*What is asked*: Transcribe the records that follow exactly. Skip the pictures.

[Source code of charts]
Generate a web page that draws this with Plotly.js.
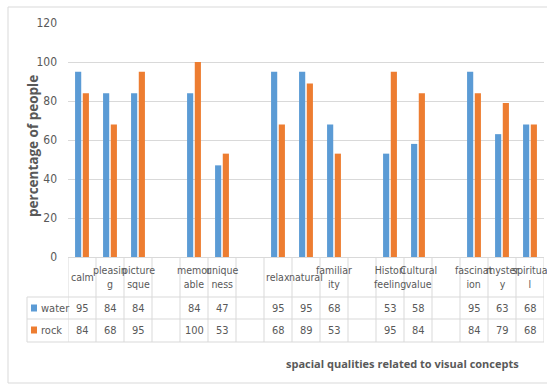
<!DOCTYPE html>
<html>
<head>
<meta charset="utf-8">
<script src="https://cdn.plot.ly/plotly-3.0.1.min.js"></script>
<style>html,body{margin:0;padding:0;background:#fff;}#chart{width:547px;height:385px;}</style>
</head>
<body>
<div id="chart"></div>
<script>
// Categories (empty strings are spacer columns in the original chart)
const categories = ["calm","pleasing","picturesque","","memorable","uniqueness","","relax","natural","familiarity","","Historic feeling","Cultural value","","fascination","mystery","spiritual"];
// Tick labels as wrapped in the data table
const tickLabels = ["calm","pleasin<br>g","picture<br>sque","","memor<br>able","unique<br>ness","","relax","natural","familiar<br>ity","","Histori<br>feeling","Cultural<br>value","","fascinat<br>ion","myster<br>y","spiritua<br>l"];
const seriesNames = ["water","rock"];
const water = [95,84,84,null,84,47,null,95,95,68,null,53,58,null,95,63,68];
const rock  = [84,68,95,null,100,53,null,68,89,53,null,95,84,null,84,79,68];
const colors = ["#5b9bd5","#ed7d31"];
const yTitle = "percentage of people";
const xTitle = "spacial qualities related to visual concepts";

const W = 547, H = 385;
const M = {l: 68, r: 3, t: 23, b: 128};
const plotW = W - M.l - M.r, plotH = H - M.t - M.b;
const px2x = p => (p - M.l) / plotW;         // pixel -> paper x
const py2y = p => (H - M.b - p) / plotH;      // pixel -> paper y

const idx = categories.map((c, i) => i);
const series = [water, rock];

const traces = series.map((vals, s) => ({
  type: "bar",
  x: idx,
  y: vals,
  name: seriesNames[s],
  marker: {color: colors[s]},
  hoverinfo: "none"
}));

const font = "Liberation Sans Narrow, DejaVu Sans Condensed, Arial Narrow, sans-serif";
const txtColor = "#595959";
const lineColor = "#d9d9d9";

const shapes = [];
const annotations = [];

// outer chart border
shapes.push({type: "rect", xref: "paper", yref: "paper",
  x0: px2x(8), x1: px2x(560), y0: py2y(383), y1: py2y(7),
  line: {color: "#d9d9d9", width: 1}, fillcolor: "rgba(0,0,0,0)", layer: "below"});

// table horizontal lines
const rowLines = [297, 319, 342];
rowLines.forEach(p => shapes.push({type: "line", xref: "paper", yref: "paper",
  x0: px2x(27), x1: 1, y0: py2y(p), y1: py2y(p), line: {color: lineColor, width: 1}}));
// table vertical lines at column boundaries
for (let i = 0; i <= categories.length; i++) {
  shapes.push({type: "line", xref: "x", yref: "paper",
    x0: i - 0.5, x1: i - 0.5, y0: py2y(342), y1: 0, line: {color: lineColor, width: 1}});
}
// left border of legend cells
shapes.push({type: "line", xref: "paper", yref: "paper",
  x0: px2x(27), x1: px2x(27), y0: py2y(342), y1: py2y(297), line: {color: lineColor, width: 1}});

// category labels
tickLabels.forEach((t, i) => {
  if (!t) return;
  annotations.push({xref: "x", yref: "paper", x: i, y: py2y(277), text: t,
    showarrow: false, font: {family: font, size: 10.5, color: txtColor},
    xanchor: "center", yanchor: "middle", align: "center"});
});
// values rows
const rowCenters = [308, 330];
series.forEach((vals, s) => {
  vals.forEach((v, i) => {
    if (v === null) return;
    annotations.push({xref: "x", yref: "paper", x: i, y: py2y(rowCenters[s]), text: String(v),
      showarrow: false, font: {family: font, size: 11, color: txtColor},
      xanchor: "center", yanchor: "middle"});
  });
  // legend key
  shapes.push({type: "rect", xref: "paper", yref: "paper",
    x0: px2x(31), x1: px2x(37), y0: py2y(rowCenters[s] + 3.5), y1: py2y(rowCenters[s] - 3.5),
    fillcolor: colors[s], line: {width: 0}});
  annotations.push({xref: "paper", yref: "paper", x: px2x(39), y: py2y(rowCenters[s]),
    text: seriesNames[s], showarrow: false, xanchor: "left", yanchor: "middle",
    font: {family: font, size: 11, color: txtColor}});
});

// titles
annotations.push({xref: "paper", yref: "paper", x: px2x(402), y: py2y(363), text: "<b>" + xTitle + "</b>",
  showarrow: false, xanchor: "center", yanchor: "middle",
  font: {family: "Open Sans, DejaVu Sans, sans-serif", size: 11, color: txtColor}});
annotations.push({xref: "paper", yref: "paper", x: px2x(33), y: py2y(146), text: "<b>" + yTitle + "</b>",
  showarrow: false, xanchor: "center", yanchor: "middle", textangle: -90,
  font: {family: "Open Sans, DejaVu Sans, sans-serif", size: 13.5, color: txtColor}});

const layout = {
  width: W, height: H,
  margin: M,
  paper_bgcolor: "#ffffff", plot_bgcolor: "#ffffff",
  showlegend: false,
  barmode: "group",
  bargap: 0.45, bargroupgap: 0.2,
  xaxis: {range: [-0.5, categories.length - 0.5], showticklabels: false, showgrid: false,
    zeroline: false, showline: false, ticks: "", fixedrange: true},
  yaxis: {range: [0, 120], dtick: 20, tick0: 0, showgrid: true, gridcolor: lineColor, gridwidth: 1,
    zeroline: true, zerolinecolor: lineColor, showline: false, ticks: "",
    ticklabelstandoff: 10,
    tickfont: {family: font, size: 12, color: txtColor}},
  shapes: shapes,
  annotations: annotations
};

Plotly.newPlot("chart", traces, layout, {displayModeBar: false, staticPlot: true});
</script>
</body>
</html>
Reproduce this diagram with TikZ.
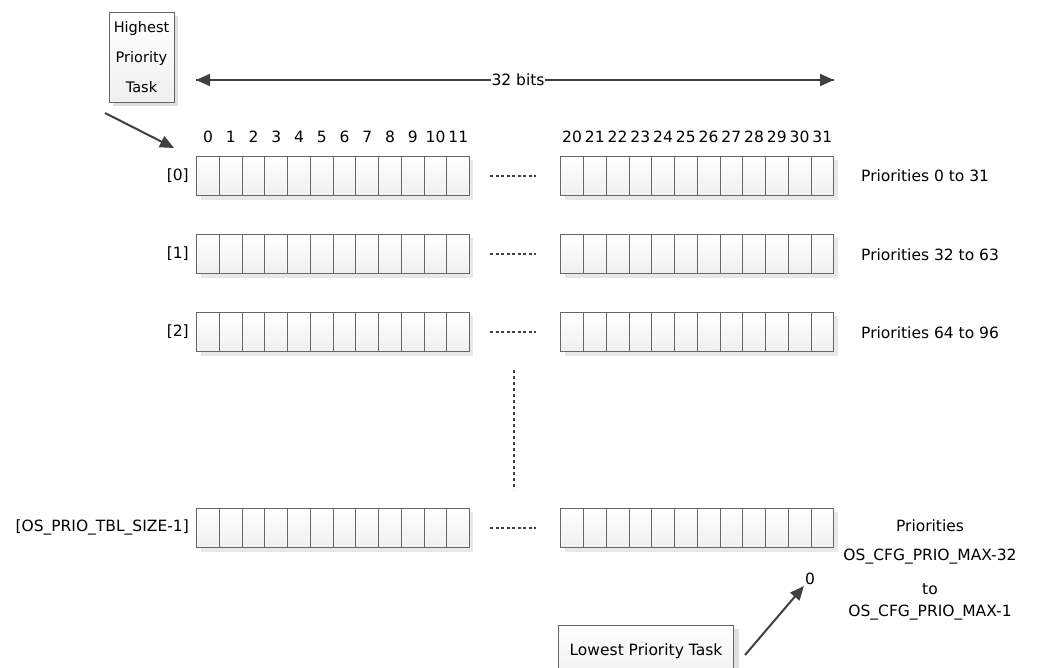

*Complete output*:
Generate a web page that draws this with Plotly.js.
<!DOCTYPE html>
<html>
<head>
<meta charset="utf-8">
<script src="https://cdn.plot.ly/plotly-3.0.1.min.js"></script>
<style>html,body{margin:0;padding:0;background:#fff;}#chart{width:547px;height:385px;}</style>
</head>
<body>
<div id="chart"></div>
<script>
// Categories (empty strings are spacer columns in the original chart)
const categories = ["calm","pleasing","picturesque","","memorable","uniqueness","","relax","natural","familiarity","","Historic feeling","Cultural value","","fascination","mystery","spiritual"];
// Tick labels as wrapped in the data table
const tickLabels = ["calm","pleasin<br>g","picture<br>sque","","memor<br>able","unique<br>ness","","relax","natural","familiar<br>ity","","Histori<br>feeling","Cultural<br>value","","fascinat<br>ion","myster<br>y","spiritua<br>l"];
const seriesNames = ["water","rock"];
const water = [95,84,84,null,84,47,null,95,95,68,null,53,58,null,95,63,68];
const rock  = [84,68,95,null,100,53,null,68,89,53,null,95,84,null,84,79,68];
const colors = ["#5b9bd5","#ed7d31"];
const yTitle = "percentage of people";
const xTitle = "spacial qualities related to visual concepts";

const W = 547, H = 385;
const M = {l: 68, r: 3, t: 23, b: 128};
const plotW = W - M.l - M.r, plotH = H - M.t - M.b;
const px2x = p => (p - M.l) / plotW;         // pixel -> paper x
const py2y = p => (H - M.b - p) / plotH;      // pixel -> paper y

const idx = categories.map((c, i) => i);
const series = [water, rock];

const traces = series.map((vals, s) => ({
  type: "bar",
  x: idx,
  y: vals,
  name: seriesNames[s],
  marker: {color: colors[s]},
  hoverinfo: "none"
}));

const font = "Liberation Sans Narrow, DejaVu Sans Condensed, Arial Narrow, sans-serif";
const txtColor = "#595959";
const lineColor = "#d9d9d9";

const shapes = [];
const annotations = [];

// outer chart border
shapes.push({type: "rect", xref: "paper", yref: "paper",
  x0: px2x(8), x1: px2x(560), y0: py2y(383), y1: py2y(7),
  line: {color: "#d9d9d9", width: 1}, fillcolor: "rgba(0,0,0,0)", layer: "below"});

// table horizontal lines
const rowLines = [297, 319, 342];
rowLines.forEach(p => shapes.push({type: "line", xref: "paper", yref: "paper",
  x0: px2x(27), x1: 1, y0: py2y(p), y1: py2y(p), line: {color: lineColor, width: 1}}));
// table vertical lines at column boundaries
for (let i = 0; i <= categories.length; i++) {
  shapes.push({type: "line", xref: "x", yref: "paper",
    x0: i - 0.5, x1: i - 0.5, y0: py2y(342), y1: 0, line: {color: lineColor, width: 1}});
}
// left border of legend cells
shapes.push({type: "line", xref: "paper", yref: "paper",
  x0: px2x(27), x1: px2x(27), y0: py2y(342), y1: py2y(297), line: {color: lineColor, width: 1}});

// category labels
tickLabels.forEach((t, i) => {
  if (!t) return;
  annotations.push({xref: "x", yref: "paper", x: i, y: py2y(277), text: t,
    showarrow: false, font: {family: font, size: 10.5, color: txtColor},
    xanchor: "center", yanchor: "middle", align: "center"});
});
// values rows
const rowCenters = [308, 330];
series.forEach((vals, s) => {
  vals.forEach((v, i) => {
    if (v === null) return;
    annotations.push({xref: "x", yref: "paper", x: i, y: py2y(rowCenters[s]), text: String(v),
      showarrow: false, font: {family: font, size: 11, color: txtColor},
      xanchor: "center", yanchor: "middle"});
  });
  // legend key
  shapes.push({type: "rect", xref: "paper", yref: "paper",
    x0: px2x(31), x1: px2x(37), y0: py2y(rowCenters[s] + 3.5), y1: py2y(rowCenters[s] - 3.5),
    fillcolor: colors[s], line: {width: 0}});
  annotations.push({xref: "paper", yref: "paper", x: px2x(39), y: py2y(rowCenters[s]),
    text: seriesNames[s], showarrow: false, xanchor: "left", yanchor: "middle",
    font: {family: font, size: 11, color: txtColor}});
});

// titles
annotations.push({xref: "paper", yref: "paper", x: px2x(402), y: py2y(363), text: "<b>" + xTitle + "</b>",
  showarrow: false, xanchor: "center", yanchor: "middle",
  font: {family: "Open Sans, DejaVu Sans, sans-serif", size: 11, color: txtColor}});
annotations.push({xref: "paper", yref: "paper", x: px2x(33), y: py2y(146), text: "<b>" + yTitle + "</b>",
  showarrow: false, xanchor: "center", yanchor: "middle", textangle: -90,
  font: {family: "Open Sans, DejaVu Sans, sans-serif", size: 13.5, color: txtColor}});

const layout = {
  width: W, height: H,
  margin: M,
  paper_bgcolor: "#ffffff", plot_bgcolor: "#ffffff",
  showlegend: false,
  barmode: "group",
  bargap: 0.45, bargroupgap: 0.2,
  xaxis: {range: [-0.5, categories.length - 0.5], showticklabels: false, showgrid: false,
    zeroline: false, showline: false, ticks: "", fixedrange: true},
  yaxis: {range: [0, 120], dtick: 20, tick0: 0, showgrid: true, gridcolor: lineColor, gridwidth: 1,
    zeroline: true, zerolinecolor: lineColor, showline: false, ticks: "",
    ticklabelstandoff: 10,
    tickfont: {family: font, size: 12, color: txtColor}},
  shapes: shapes,
  annotations: annotations
};

Plotly.newPlot("chart", traces, layout, {displayModeBar: false, staticPlot: true});
</script>
</body>
</html>
Reproduce this diagram with TikZ.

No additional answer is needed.